National did not bother releasing its health policy until halfway through the election campaign.
But post-election, Don Brash and his advisers determined that National had to broaden its overall attack on Labour.
National also detected the public was starting to question whether Labour's reforms had made any difference when it comes to the bottom-line of getting treatment in a reasonable period of time.
The health portfolio went back on the frontbench and into the hands of the increasingly influential Tony Ryall, thirsting for the challenge of a large portfolio.
His 15 years-plus experience as an MP and a former minister shows. In grasping the complexities of health, you can lose touch with your wider audience.
An Opposition MP can hit the target only for everyone else to miss the point.
Instead of applying a hit-anything, blunderbuss-type approach, Ryall has both narrowed and sharpened National's attack.
National is now asking the $4 billion question: where did all of Labour's extra money go?
The most politically sensitive measure of that is the number of elective surgical procedures carried out each year in public hospitals. Ryall is out to "debunk the myth" that those have increased significantly under Labour and waiting times have correspondingly been slashed.
The data is plentiful - and varied enough to support and demolish claim and counter-claim.
But lacking the numbers of those getting surgical procedures as out-patients, Hodgson struggled to be convincing in Parliament this week as he and Ryall traded statistics on in-patient discharges from hospitals.
Hodgson was also caught out late last year when Ryall flourished a document which Hodgson had not seen listing those who would be eligible for doses of Tamiflu in the event of a bird-flu epidemic.
These are the hiccups of a minister handling a new portfolio rather than someone drowning in one they have held for years.
Nevertheless, Hodgson's remark that the public health system scores 5 1/2 out of 10 for performance is not one King would have uttered.

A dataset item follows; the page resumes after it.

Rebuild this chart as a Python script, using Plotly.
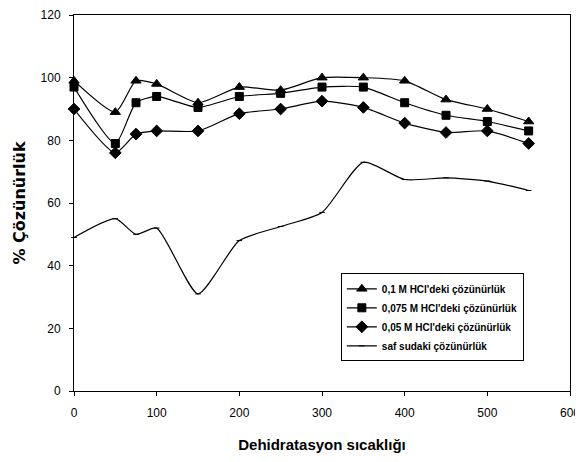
import plotly.graph_objects as go

x_acid = [0, 50, 75, 100, 150, 200, 250, 300, 350, 400, 450, 500, 550]
y_01 = [99, 89, 99, 98, 92, 97, 96, 100, 100, 99, 93, 90, 86]
y_0075 = [97, 79, 92, 94, 90.5, 94, 95, 97, 97, 92, 88, 86, 83]
y_005 = [90, 76, 82, 83, 83, 88.5, 90, 92.5, 90.5, 85.5, 82.5, 83, 79]

x_water = [0, 50, 75, 100, 150, 200, 250, 300, 350, 400, 450, 500, 550]
y_water = [49, 55, 50, 52, 31, 48, 52.5, 57, 73, 67.5, 68, 67, 64]

names = ["0,1 M HCl'deki çözünürlük", "0,075 M HCl'deki çözünürlük",
         "0,05 M HCl'deki çözünürlük", "saf sudaki çözünürlük"]

x_ticks = [0, 100, 200, 300, 400, 500, 600]
y_ticks = [0, 20, 40, 60, 80, 100, 120]

FONT = "Liberation Sans, Arial, sans-serif"

fig = go.Figure()
series = [
    (x_acid, y_01, "triangle-up", 9),
    (x_acid, y_0075, "square", 8),
    (x_acid, y_005, "diamond", 9),
    (x_water, y_water, "line-ew-open", 4),
]
for (xs, ys, sym, sz), nm in zip(series, names):
    fig.add_trace(go.Scatter(
        x=xs, y=ys, name=nm, mode="lines+markers", cliponaxis=False,
        line=dict(color="black", width=1.2, shape="spline", smoothing=0.6),
        marker=dict(symbol=sym, size=sz, color="black",
                    line=dict(color="black", width=1)),
    ))

# page has an 8px body margin: figure is sized to fit the 583x462 window
fig.update_layout(
    width=575, height=454,
    margin=dict(l=66, r=13, t=7, b=71, autoexpand=False),
    paper_bgcolor="white", plot_bgcolor="white",
    font=dict(family=FONT, color="black", size=12),
    legend=dict(
        x=0.538, y=0.313, xanchor="left", yanchor="top",
        bordercolor="black", borderwidth=1, bgcolor="white",
        font=dict(size=10, family=FONT, weight="bold"),
        tracegroupgap=0, itemwidth=30,
    ),
    showlegend=True,
)
fig.update_xaxes(
    range=[0, 600], tickvals=x_ticks, ticktext=[str(v) for v in x_ticks],
    showline=True, linecolor="black", linewidth=1, mirror=True, automargin=False,
    ticks="outside", ticklen=4, tickcolor="black", showgrid=False, zeroline=False,
    ticklabeloverflow="allow", ticklabelstandoff=7,
    title=dict(text="<b>Dehidratasyon sıcaklığı</b>", font=dict(size=15, family=FONT), standoff=20),
)
fig.update_yaxes(
    range=[0, 120], tickvals=y_ticks, ticktext=[str(v) for v in y_ticks],
    showline=True, linecolor="black", linewidth=1, mirror=True, automargin=False,
    ticks="outside", ticklen=4, tickcolor="black", showgrid=False, zeroline=False,
    ticklabeloverflow="allow", ticklabelstandoff=6,
    title=dict(text="<b>% Çözünürlük</b>", font=dict(size=16, family="DejaVu Sans, sans-serif"), standoff=10),
)

fig.write_html("out.html")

When it came to winning over those inside and outside the sector, she possessed the persuasive combination of being seen as tough-minded yet warm-hearted.
Hodgson comes across as more cold-blooded - somewhat academic, somewhat detached and somewhat prickly. But this demeanour hides canny political instincts which have made him one of Labour's shrewdest tacticians.
In some respects, Hodgson has been under- used as a Cabinet minister, sometimes being given a string of lesser portfolios rather than a single major one.
Despite slip-ups in the energy portfolio, he still has to be regarded as a safe pair of hands.
He is more than qualified to fill King's shoes. But clearly he intends being his own man.